In the 1980s, when it was so fashionable for restaurants to lay the tables with elaborate settings which were whisked away before any food was brought, I would embarrass my dining companions by lifting up the plates to find out their make (at that time, usually Villeroy and Boch).

Why am I so interested?  I think it’s because of the stories that can be revealed, the relationships suggested.  When you see where something was made, you can imagine how it travelled to get to you.

On that trip in Guatamala, we went around the Mayan ruins with a guide who told us stories of evidence that they believe shows that people from the Far East may have landed on their shores in ancient time.

It didn’t seem such a stretch from that to ask how the bottles of Coca Cola got into the jungle; or on other trips, how Cadbury’s chocolate got half way up a mountain in Nepal, or how Laughing Cow cheese got to the middle of the Sahara.

On a trip to Cuba I was surprised to see American soft drinks and cigarettes in spite of the US trade embargo in place since the 1960s.  A quick read of the packets revealed Canadian and Mexican origin, and a tiny insight into the creativity of the legal minds operating within a couple of multi-national corporations.

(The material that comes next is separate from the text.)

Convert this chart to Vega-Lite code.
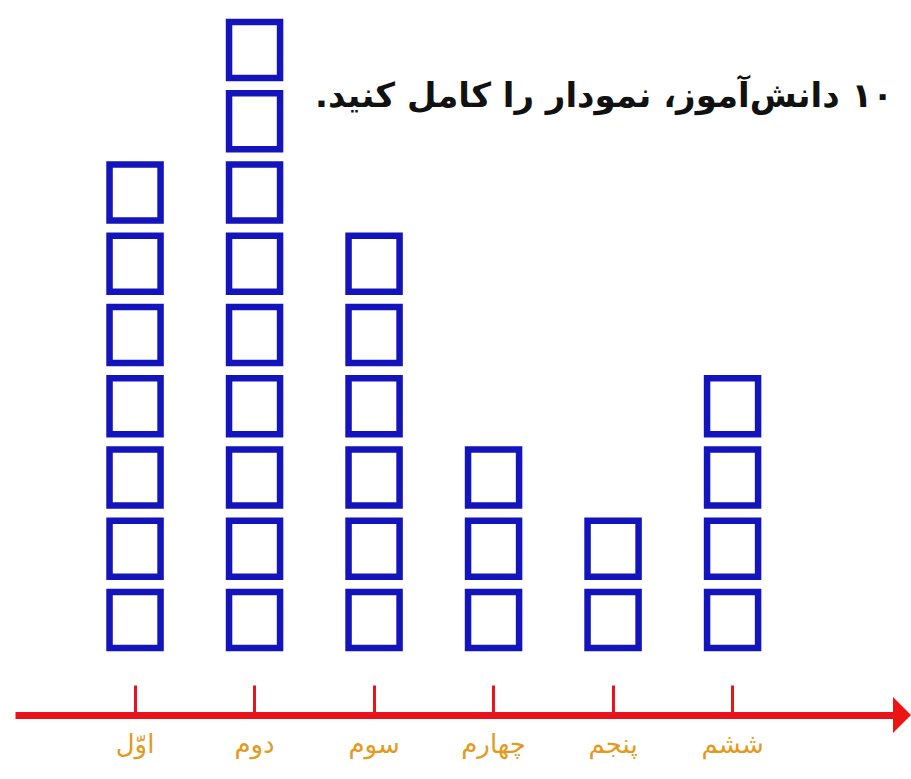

At home, shopping in the local supermarket it is no longer surprising to find radishes from Morocco, asparagus from Thailand or Peru, raspberries from Spain.  Last week noticing that the butternut squash came from Egypt caused only a a momentary pause, simply because I’d never seen Egypt as a country of origin in Tesco’s before.

In 1997 I spent two weeks on one of the small Tongan Islands in the Pacific; the Air New Zealand flight from Auckland to Honolulu landed for a brief stop over on the main island late at night.

In the morning, driving from my hotel to the harbour to catch the boat to my destination, I passed a Toyota garage with around 15 shiny brand new cars sitting in the forecourt.  When I remarked to my guide on there being so many new cars on such a small island, he said

‘They’re ready for when the pumpkin money comes in,’ and pointed to where wooden crates were being loaded onto a ship.

‘Pumpkins?’

‘They’re a special kind, very popular in Japan.  They grow here when no-where else has the right season; we plant them underneath the palm oil trees.  When the money for the shipment arrives, the cars will be released.’

He turned and smiled at me.  ‘Mostly they end up in a ditch within a couple of months.  There isn’t really anywhere to go.  But the farmers think it’s good to have had a car.’

Now, that’s got to be the start of a story, hasn’t it?